'Creed'
What if Apollo Creed had a child out of wedlock who was raised by his widow and grew up to be a boxer? I bet that's a question you didn't need answered until Ryan Coogler and Michael B. Jordan came along. But thank god they did, because the answer turned out to be Creed and it’s a masterpiece.
It's almost a remake (or perhaps a "reboot," if you're the worst) of Rocky. The only difference is Adonis Creed is a young black man from Los Angeles, not an aged (in boxing years) white fighter from Philadelphia, and the ultimate goal is breakthrough rather than redemption.
The rest follows the usual blueprint, only executed to perfection. Jordan heads to Philly looking to be trained by Rocky (Sylvester Stallone's best performance since Cop Land), who's been out of the game for years but sees a spark in the kid once his lineage is exposed. Adonis meets a girl, Rocky gets to know both of them, and they all fill voids in each other while catching a lucky break and meeting their respective destinies.
To me, it's been a year of "nail the basics" at the movies, and Creed sticks with to that strategy. Director/co-writer Coogler focuses on expertly filmed fight sequences (the big knockdown in the final fight is visual craftsmanship at its finest) and the relationships between key characters, trusting that their tried-and-true story will hit home. And he's right; no matter how convoluted the explanation as to why Creed is getting a title shot, no matter what hoops the two lovebirds have to go through to find happiness, we'll invest if its earned.
Unfortunately, much like the franchise originator Creed doesn't exactly invest in a proud female lead. I watched the original recently and it's creepy how much Rocky pushes himself onto Adrian; she's shy and ultimately receptive to his advances, but his awkward charms feel a little rapey by the end of the "seduction." Nothing here comes close to that level; Adonis is respectful and utterly captivated by Tessa Thompson's Bianca. But she's mostly a blank slate: a musician who is going deaf, which is a nice touch but never really taken further than that.
Nevertheless, they share one of the movie's most beautiful and quietly emotional moments when Bianca shows up in Liverpool for Adonis's big fight. He lights up when seeing her at the door and invites her in, adding a late and barely audible "please" when she's already halfway into the room. It's as if he's so afraid of losing her again—as implausible as that would be right then—that he can't stop the word from sneaking through.

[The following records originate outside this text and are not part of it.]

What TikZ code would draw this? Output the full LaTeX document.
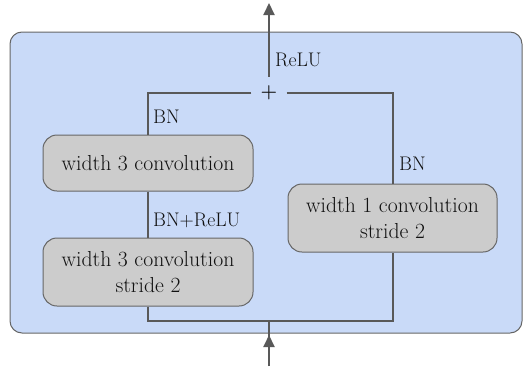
\documentclass[tikz,border=0pt]{standalone}
\usetikzlibrary{arrows.meta}
\definecolor{bgblue}{HTML}{C9DAF8}
\definecolor{edge}{HTML}{666666}
\definecolor{linegray}{HTML}{595959}
\definecolor{boxgray}{HTML}{CCCCCC}
\definecolor{txt}{HTML}{111111}
\begin{document}
\begin{tikzpicture}[x=1pt,y=-1pt,
  convbox/.style={draw=edge,line width=1pt,fill=boxgray,rounded corners=14pt,
    minimum width=210pt,align=center,inner sep=0pt,text=txt,
    font=\fontsize{21.7}{26}\selectfont},
  conn/.style={draw=linegray,line width=2pt},
  tip/.style={-{Triangle[length=12pt,width=11pt]}},
  lbl/.style={anchor=west,inner sep=0pt,text=txt,font=\fontsize{19.7}{22}\selectfont}]
\useasboundingbox (0,0) rectangle (526,367);
\node[draw=edge,line width=1pt,fill=bgblue,rounded corners=12pt,minimum width=512pt,minimum height=301pt,inner sep=0pt] (bg) at (266,182.5) {};
\node[convbox,minimum height=56pt] (b1) at (148,163) {width 3 convolution};
\node[convbox,minimum height=68pt] (b2) at (148,272) {width 3 convolution\\stride 2};
\node[convbox,minimum width=209pt,minimum height=68pt] (b3) at (392.5,218) {width 1 convolution\\stride 2};
\node[minimum width=35pt,minimum height=32pt,inner sep=0pt,text=txt,font=\bfseries\fontsize{19}{21}\selectfont] (plus) at (269,93) {+};
\coordinate (out) at (269,3);
\coordinate (j) at (269,321);
\coordinate (in) at (269,366);
\coordinate (intip) at (269,335);
\draw[conn] (plus.west) -| (b1.north);
\draw[conn] (plus.east) -| (b3.north);
\draw[conn] (b1.south) -- (b2.north);
\draw[conn] (b2.south) |- (j) -| (b3.south);
\draw[conn,tip] (plus.north) -- (out);
\draw[conn] (in) -- (j);
\draw[conn,tip] (in) -- (intip);
\node[lbl] (l1) at (275,60) {ReLU};
\node[lbl] (l2) at (153,117) {BN};
\node[lbl] (l3) at (399,164) {BN};
\node[lbl] (l4) at (153,220) {BN+ReLU};
\end{tikzpicture}
\end{document}
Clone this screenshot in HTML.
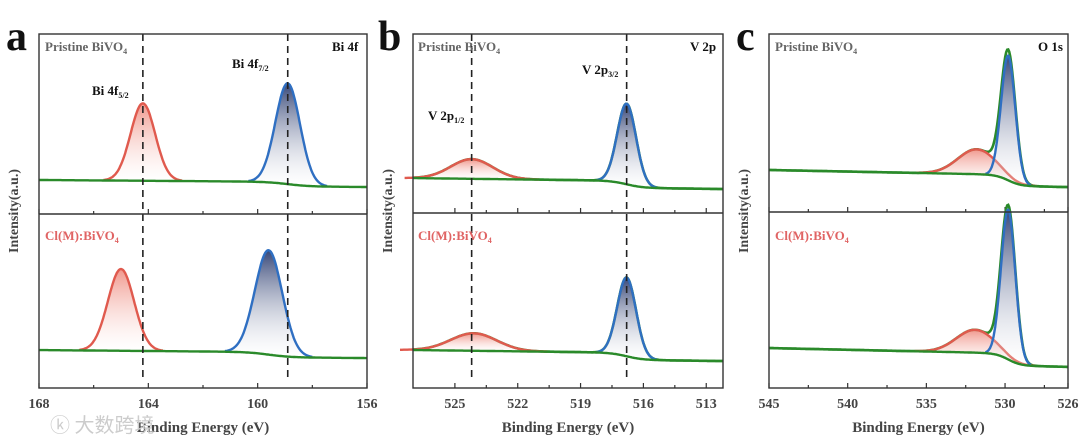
<!DOCTYPE html>
<html><head><meta charset="utf-8"><style>
body{margin:0;background:#fff;width:1080px;height:448px;overflow:hidden}
svg{display:block;font-family:"Liberation Serif",serif}
</style></head><body>
<svg id="fig" width="1080" height="448" viewBox="0 0 1080 448">
<defs>
<linearGradient id="gRed" x1="0" y1="0" x2="0" y2="1"><stop offset="0" stop-color="#e8604f" stop-opacity="0.65"/><stop offset="1" stop-color="#fff" stop-opacity="0.2"/></linearGradient>
<linearGradient id="gBlue" x1="0" y1="0" x2="0" y2="1"><stop offset="0" stop-color="#2c3d70" stop-opacity="0.95"/><stop offset="1" stop-color="#fff" stop-opacity="0.2"/></linearGradient>
</defs>
<g id="plots"></g>
<g id="texts" font-weight="bold">
<text x="6" y="50" font-size="42" fill="#111">a</text>
<text x="378" y="50" font-size="42" fill="#111">b</text>
<text x="736" y="50" font-size="42" fill="#111">c</text>
<text x="45" y="51" font-size="13" fill="#666">Pristine BiVO<tspan font-size="8" dy="3">4</tspan></text>
<text x="45" y="240" font-size="13" fill="#e06464">Cl(M):BiVO<tspan font-size="8" dy="3">4</tspan></text>
<text x="332" y="51" font-size="13" fill="#111">Bi 4f</text>
<text x="92" y="95" font-size="13" fill="#111">Bi 4f<tspan font-size="8" dy="3">5/2</tspan></text>
<text x="232" y="68" font-size="13" fill="#111">Bi 4f<tspan font-size="8" dy="3">7/2</tspan></text>
<text x="418" y="51" font-size="13" fill="#666">Pristine BiVO<tspan font-size="8" dy="3">4</tspan></text>
<text x="418" y="240" font-size="13" fill="#e06464">Cl(M):BiVO<tspan font-size="8" dy="3">4</tspan></text>
<text x="690" y="51" font-size="13" fill="#111">V 2p</text>
<text x="428" y="120" font-size="13" fill="#111">V 2p<tspan font-size="8" dy="3">1/2</tspan></text>
<text x="582" y="74" font-size="13" fill="#111">V 2p<tspan font-size="8" dy="3">3/2</tspan></text>
<text x="775" y="51" font-size="13" fill="#666">Pristine BiVO<tspan font-size="8" dy="3">4</tspan></text>
<text x="775" y="240" font-size="13" fill="#e06464">Cl(M):BiVO<tspan font-size="8" dy="3">4</tspan></text>
<text x="1038" y="51" font-size="13" fill="#111">O 1s</text>
<text x="50" y="432" font-size="20" fill="#ccc" font-weight="normal" font-family="'Noto Sans CJK SC',sans-serif">ⓚ 大数跨境</text>
</g>
</svg>
<script>
// ---- data ----
const panelRanges = [[168,156],[527,512.2],[545,526]];
const tickLabelsA = [168,164,160,156];
const tickLabelsB = [525,522,519,516,513];
const tickLabelsC = [545,540,535,530,526];
const minorA = [166,162,158];
const minorB = [523.5,520.5,517.5,514.5];
const minorC = [542.5,537.5,532.5,527.5];
const dashA = [164.2,158.9];
const dashB = [524.2,516.8];
const dashC = [];
// peaks: [center, height, sigma]; background [left, right]
const aTopRed=[164.2,43,0.45], aTopBlue=[158.9,56,0.45], aTopBg=[18.9,15];
const aBotRed=[165.0,47,0.48], aBotBlue=[159.6,60,0.5], aBotBg=[21.8,17.2];
const bTopRed=[524.2,11,1.0], bTopBlue=[516.8,45,0.45], bTopBg=[19.5,13.4];
const bBotRed=[524.1,10,1.1], bBotBlue=[516.8,45,0.45], bBotBg=[21.7,15.4];
const cTopRed=[531.8,14,1.2], cTopBlue=[529.8,70,0.45], cTopBg=[23.6,14];
const cBotRed=[531.9,13,1.2], cBotBlue=[529.8,85,0.45], cBotBg=[22.7,12];

const panels=[
 {x0:39,x1:367,y0:34,ym:214,y1:388,rng:panelRanges[0],ticks:tickLabelsA,minor:minorA,dash:dashA,
  sub:[[aTopRed,aTopBlue,aTopBg],[aBotRed,aBotBlue,aBotBg]],name:'a'},
 {x0:413,x1:723,y0:34,ym:213,y1:388,rng:panelRanges[1],ticks:tickLabelsB,minor:minorB,dash:dashB,
  sub:[[bTopRed,bTopBlue,bTopBg],[bBotRed,bBotBlue,bBotBg]],name:'b'},
 {x0:769,x1:1068,y0:34,ym:212,y1:388,rng:panelRanges[2],ticks:tickLabelsC,minor:minorC,dash:dashC,
  sub:[[cTopRed,cTopBlue,cTopBg],[cBotRed,cBotBlue,cBotBg]],name:'c'}
];
const NS='http://www.w3.org/2000/svg';
const root=document.getElementById('plots');
function mk(tag,attrs,parent){const e=document.createElementNS(NS,tag);for(const k in attrs)e.setAttribute(k,attrs[k]);(parent||root).appendChild(e);return e;}
const g=(p,x)=>p[1]*Math.exp(-((x-p[0])**2)/(2*p[2]*p[2]));
panels.forEach(P=>{
 const xs=v=>P.x0+(v-P.rng[0])/(P.rng[1]-P.rng[0])*(P.x1-P.x0);
 P.sub.forEach((S,si)=>{
  const top=si?P.ym:P.y0, bot=si?P.y1:P.ym;
  const ys=v=>bot-v/100*(bot-top);
  const [red,blue,bg]=S;
  const N=300;
  const bgf=x=>{
    const t=(x-P.rng[0])/(P.rng[1]-P.rng[0]);
    const step=1/(1+Math.exp(-(x-blue[0])*(P.rng[0]>P.rng[1]?-1:1)*-2.5));
    return bg[0]+(bg[1]-bg[0])*(0.35*t+0.65*(1-step));
  };
  const pts=(f)=>{let a=[];for(let i=0;i<=N;i++){const x=P.rng[0]+(P.rng[1]-P.rng[0])*i/N;a.push([xs(x),ys(f(x))]);}return a;};
  const line=a=>a.map((p,i)=>(i?'L':'M')+p[0].toFixed(1)+' '+p[1].toFixed(1)).join('');
  if(P.name!=='a'){
   const env=mk('path',{d:line(pts(x=>bgf(x)+g(red,x)+g(blue,x))),fill:'none',stroke:'#2a8a2a','stroke-width':2.6});
   
   
  }
  [[red,'url(#gRed)','#e05a4e','red-peak'],[blue,'url(#gBlue)','#2f6fc2','blue-peak']].forEach(([pk,fill,col,nm])=>{
    const lo=pk[0]-3.2*pk[2], hi=pk[0]+3.2*pk[2];
    let a=[];for(let i=0;i<=80;i++){const x=lo+(hi-lo)*i/80;a.push([xs(x),ys(bgf(x)+g(pk,x))]);}
    let b=[];for(let i=80;i>=0;i--){const x=lo+(hi-lo)*i/80;b.push([xs(x),ys(bgf(x))]);}
    const ar=mk('path',{d:line(a)+b.map(p=>'L'+p[0].toFixed(1)+' '+p[1].toFixed(1)).join('')+'Z',fill:fill,stroke:'none'});
    
    
    const ln=mk('path',{d:line(a),fill:'none',stroke:col,'stroke-width':2.4});
    
    
  });
  const bl=mk('path',{d:line(pts(bgf)),fill:'none',stroke:'#2a8a2a','stroke-width':2.4});
  
  
  P.ticks.concat(P.minor).forEach(t=>{
   const len=P.ticks.includes(t)?5:3;
   const tk=mk('line',{x1:xs(t),x2:xs(t),y1:bot,y2:bot-len,stroke:'#333','stroke-width':1.2});
   
   
  });
 });
 P.dash.forEach(d=>{
  const dl=mk('line',{x1:xs(d),x2:xs(d),y1:P.y0,y2:P.y1-8,stroke:'#222','stroke-width':1.6,'stroke-dasharray':'7,5'});
  
  
 });
 const fr=mk('rect',{x:P.x0,y:P.y0,width:P.x1-P.x0,height:P.y1-P.y0,fill:'none',stroke:'#333','stroke-width':1.4});
 
 
 const dv=mk('line',{x1:P.x0,x2:P.x1,y1:P.ym,y2:P.ym,stroke:'#333','stroke-width':1.4});
 
 
 P.ticks.forEach(t=>{
  const tx=mk('text',{x:xs(t),y:408,'text-anchor':'middle','font-size':14,'font-weight':'bold',fill:'#444'});
  tx.textContent=t;
  
  
 });
 const xt=mk('text',{x:(P.x0+P.x1)/2,y:432,'text-anchor':'middle','font-size':15,'font-weight':'bold',fill:'#444'});
 xt.textContent='Binding Energy (eV)';
 
 
 const cx=P.x0-21, cy=(P.y0+P.y1)/2;
 const yt=mk('text',{x:cx,y:cy,transform:`rotate(-90 ${cx} ${cy})`,'text-anchor':'middle','font-size':14,'font-weight':'bold',fill:'#444'});
 yt.textContent='Intensity(a.u.)';
 
 
});
</script>
</body></html>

I saw Rocky Balboa in a South Jersey theater back in 2006, and the audience cheered when Duke told Rocky that it was time to "start building some hurtin' bombs." But it was a cheer of nostalgia; getting jaded moviegoers to buy into the then-60-year-old Stallone boxing one more time was a feat in and of itself, but it was helped along by the goodwill of the past.
Creed makes use of this nostalgia, but mostly to spring us into the future. Yes, it helps to have Stallone reprise the role of Rocky one more time. The early scene where he's reading the paper at Adrian's and Paulie's graves is gentle, poignant, and brilliant at setting the stage for Rocky's surprisingly exposed and intimate journey to come.
But the movie is Jordan's, and it doesn't allow you to forget that. The comedy, and then the heartbreak, comes from how Adonis gloms onto Rocky and doesn't let go. It's funny until it becomes a yearning, and when Creed snaps you can tell how much it hurts the both of them. Jordan's outbursts, already honed through two years as a proud quarterback on Friday Night Lights, are even more powerful when he's this swole, shirtless and screaming.
More than anything, this is a movie for now. From explaining what jawn means to having Adonis pose for "IG" with Bianca's headliner at a show, it's one of the few screenplays with modern references that its actors look comfortable reciting. But to take that even further, it's a movie about being black in America. It's a movie about the actual working class, a title that Italians and the Irish mostly gave up long ago but Hollywood has clung to in an effort to make a boatload of 'safe' white-centric movies.
It's weird to say it, but I truly feel this could be a turning point for mainstream American cinema. Where were you when a black director and two black leads took over a series and made it their own? And people of all sorts loved it? It's just a movie, yes, but making millions of dollars and pleasing millions more speaks to what we want in theaters. We want fun, thought-out movies about real people of all shapes, sizes, and colors. We want honest stories. We want more gems like Creed.